I can use the following code to download one image that I already know its url:
import urllib.request
file = "Facts.jpg" # file to be written to
url = "http://www.compassion.com/Images/Hunger-Facts.jpg"
response = urllib.request.urlopen (url)
fh = open(file, "wb") #open the file for writing
fh.write(response.read()) # read from request while writing to file
To download multiple images, it has been suggested that I define a function and use that function to repeat the task for each image url that I would like to write to disk:
def image_request(url, file):
response = urllib.request.urlopen(url)
fh = open(file, "wb") #open the file for writing
fh.write(response.read())
And then loop over a list of urls with:
for i, url in enumerate(urllist):
image_request(url, str(i) + ".jpg")
However, what I really want to do is download all/some image files (e.g. JPG/PNG) from my own search result from Google Images without necessarily having a list of the image urls beforehand.
P.S.
Please I am a complete beginner and would favour an answer that breaks down the broad steps to achieve this over one that is bogs down on specific codes. Thanks.
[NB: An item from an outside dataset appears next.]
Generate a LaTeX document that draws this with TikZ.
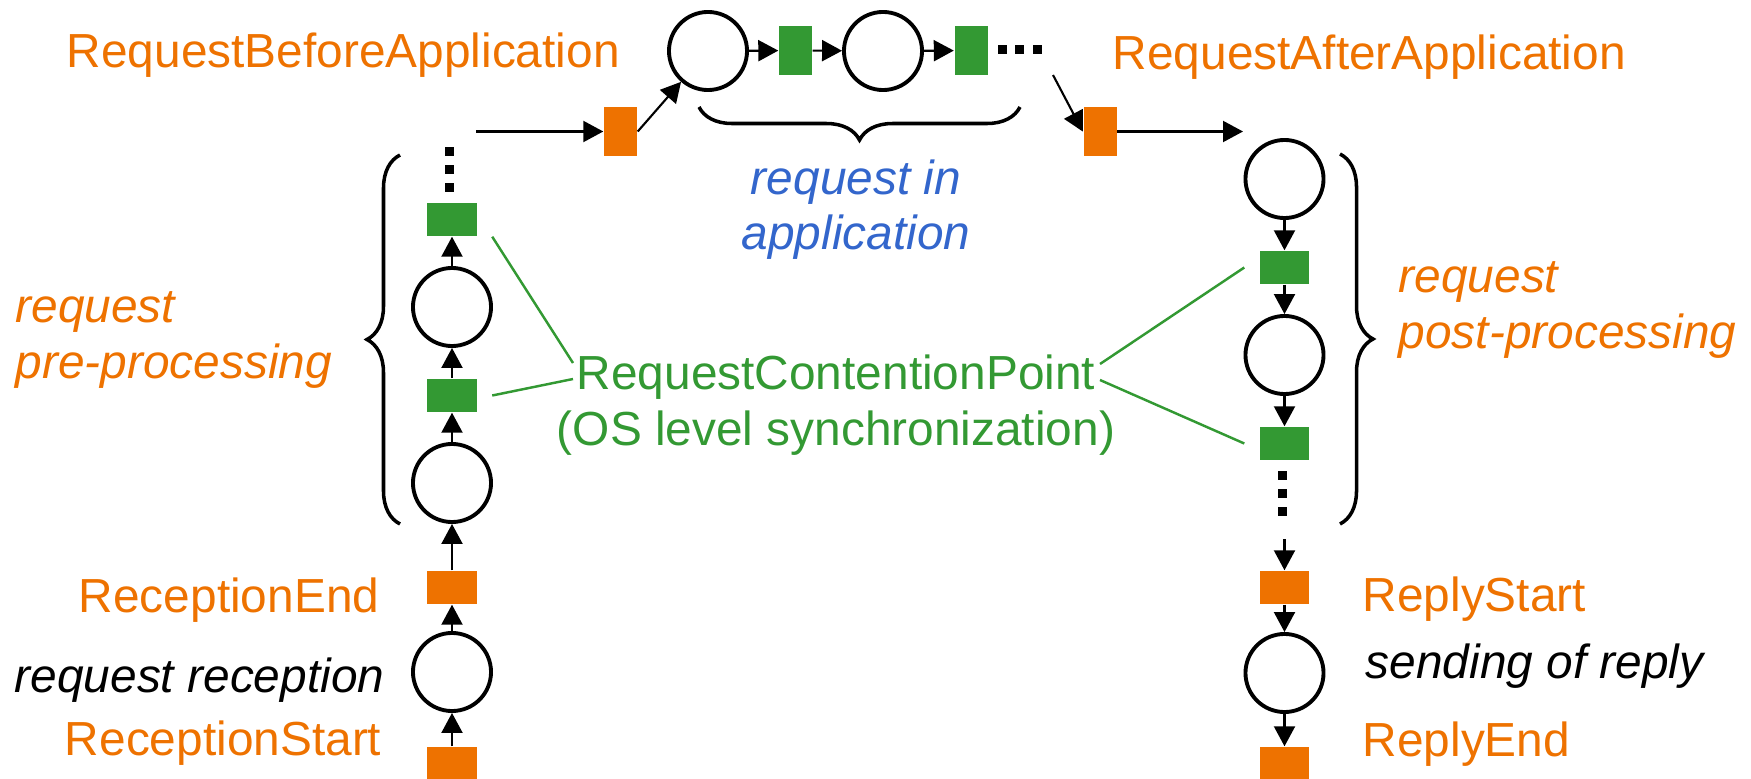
\documentclass[tikz,border=0pt]{standalone}
\usepackage{fontspec}
\setmainfont{Liberation Sans}
\usetikzlibrary{arrows.meta, decorations.pathreplacing}
\definecolor{reqorange}{RGB}{238, 114, 0}
\definecolor{syncgreen}{RGB}{51, 153, 51}
\definecolor{appblue}{RGB}{51, 102, 204}
\newcommand{\lblfont}{\fontsize{13.6}{15.9}\selectfont}

\begin{document}
\begin{tikzpicture}[x=0.01cm, y=-0.01cm,
  place/.style={circle, draw, line width=1.1pt, minimum size=0.78cm, inner sep=0pt},
  htrans/.style={rectangle, fill=#1, minimum width=0.49cm, minimum height=0.33cm, inner sep=0pt},
  vtrans/.style={rectangle, fill=#1, minimum width=0.33cm, minimum height=0.49cm, inner sep=0pt},
  flow/.style={-{Triangle[length=0.2cm, width=0.21cm]}, line width=0.6pt},
  lead/.style={syncgreen, line width=0.7pt},
  grp/.style={decorate, decoration={brace, amplitude=0.33cm}, line width=1pt},
  lbl/.style={font=\lblfont, inner sep=0pt, text=#1},
  note/.style={font=\lblfont\itshape, inner sep=0pt, text=#1}]
  \useasboundingbox (0,0) rectangle (1751,779);

  % Left column: reception and pre-processing
  \node[htrans=reqorange] (recStart) at (452,763.5) {};
  \node[place] (recPlace) at (452,672) {};
  \node[htrans=reqorange] (recEnd) at (452,587.5) {};
  \node[place] (preA) at (452,483) {};
  \node[htrans=syncgreen] (preT1) at (452,395.5) {};
  \node[place] (preB) at (452,307) {};
  \node[htrans=syncgreen] (preT2) at (452,219.5) {};
  \foreach \y in {147,165,183}
    \fill (445,\y) rectangle +(9,9);

  \draw[flow] (recStart) -- (recPlace);
  \draw[flow] (recPlace) -- (recEnd);
  \draw[flow] (recEnd) -- (preA);
  \draw[flow] (preA) -- (preT1);
  \draw[flow] (preT1) -- (preB);
  \draw[flow] (preB) -- (preT2);

  % Top row: request in application
  \coordinate (preOut) at (476,131.5);
  \coordinate (appOut) at (1053,75);
  \coordinate (postIn) at (1243,131.5);
  \node[vtrans=reqorange] (beforeApp) at (620.5,131.5) {};
  \node[place] (appA) at (708,51) {};
  \node[vtrans=syncgreen] (appT1) at (795.5,50.5) {};
  \node[place] (appB) at (883,51) {};
  \node[vtrans=syncgreen] (appT2) at (971,50.5) {};
  \foreach \x in {998,1015,1033}
    \fill (\x,45) rectangle +(9,9);
  \node[vtrans=reqorange] (afterApp) at (1100,131.5) {};

  \draw[flow] (preOut) -- (beforeApp);
  \draw[flow] (beforeApp.east) -- (appA);
  \draw[flow] (appA) -- (appT1);
  \draw[flow] (appT1) -- (appB);
  \draw[flow] (appB) -- (appT2);
  \draw[flow] (appOut) -- (afterApp.west);
  \draw[flow] (afterApp) -- (postIn);

  % Right column: post-processing and reply
  \node[place] (postA) at (1284.5,179) {};
  \node[htrans=syncgreen] (postT1) at (1284.5,267.5) {};
  \node[place] (postB) at (1284.5,355) {};
  \node[htrans=syncgreen] (postT2) at (1284.5,443.5) {};
  \foreach \y in {471,489,507}
    \fill (1278,\y) rectangle +(9,9);
  \coordinate (postOut) at (1284.5,539);
  \node[htrans=reqorange] (replyStart) at (1284.5,587.5) {};
  \node[place] (replyPlace) at (1284.5,673) {};
  \node[htrans=reqorange] (replyEnd) at (1284.5,763.5) {};

  \draw[flow] (postA) -- (postT1);
  \draw[flow] (postT1) -- (postB);
  \draw[flow] (postB) -- (postT2);
  \draw[flow] (postOut) -- (replyStart);
  \draw[flow] (replyStart) -- (replyPlace);
  \draw[flow] (replyPlace) -- (replyEnd);

  % Braces
  \draw[grp] (400,524) -- (400,155);
  \draw[grp] (1020,107) -- (699,107);
  \draw[grp] (1340,154) -- (1340,524);

  % Labels
  \node[lbl=reqorange, anchor=base west] (lblBefore) at (66,68) {RequestBeforeApplication};
  \node[lbl=reqorange, anchor=base west] (lblAfter) at (1112,70) {RequestAfterApplication};
  \node[lbl=reqorange, anchor=base east] (lblRecEnd) at (380,612) {ReceptionEnd};
  \node[note=black, anchor=base east] (lblRec) at (385,692) {request reception};
  \node[lbl=reqorange, anchor=base east] (lblRecStart) at (382,755) {ReceptionStart};
  \node[lbl=reqorange, anchor=base west] (lblReplyStart) at (1362,611) {ReplyStart};
  \node[note=black, anchor=base west] (lblReply) at (1365,678) {sending of reply};
  \node[lbl=reqorange, anchor=base west] (lblReplyEnd) at (1362,756) {ReplyEnd};
  \node[note=reqorange, anchor=base west, align=left] (lblPre) at (15,378) {request\\pre-processing};
  \node[note=reqorange, anchor=base west, align=left] (lblPost) at (1398,348) {request\\post-processing};
  \node[note=appblue, anchor=base, align=center] (lblApp) at (856,250) {request in\\application};
  \node[lbl=syncgreen, anchor=base, align=center] (contention) at (836,445) {RequestContentionPoint\\(OS level synchronization)};

  % Contention point leaders
  \coordinate (leadL1) at (573,363);
  \coordinate (leadL2) at (573,379);
  \coordinate (leadR1) at (1100,364);
  \coordinate (leadR2) at (1100,380);
  \draw[lead] ([xshift=0.15cm]preT2.south east) -- (leadL1);
  \draw[lead] ([xshift=0.15cm]preT1.east) -- (leadL2);
  \draw[lead] ([xshift=-0.15cm]postT1.west) -- (leadR1);
  \draw[lead] ([xshift=-0.15cm]postT2.west) -- (leadR2);
\end{tikzpicture}
\end{document}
You can use the Google API like this, where BLUE and DOG are your search parameters:
https://ajax.googleapis.com/ajax/services/search/images?v=1.0&q=BLUE%20DOG
There is a developer guide about this here:
https://developers.google.com/image-search/v1/jsondevguide
You need to parse this JSON format before you can use the links directly.
Here's a start to your JSON parsing:
import json
j = json.loads('{"one" : "1", "two" : "2", "three" : "3"}')
print(j['two'])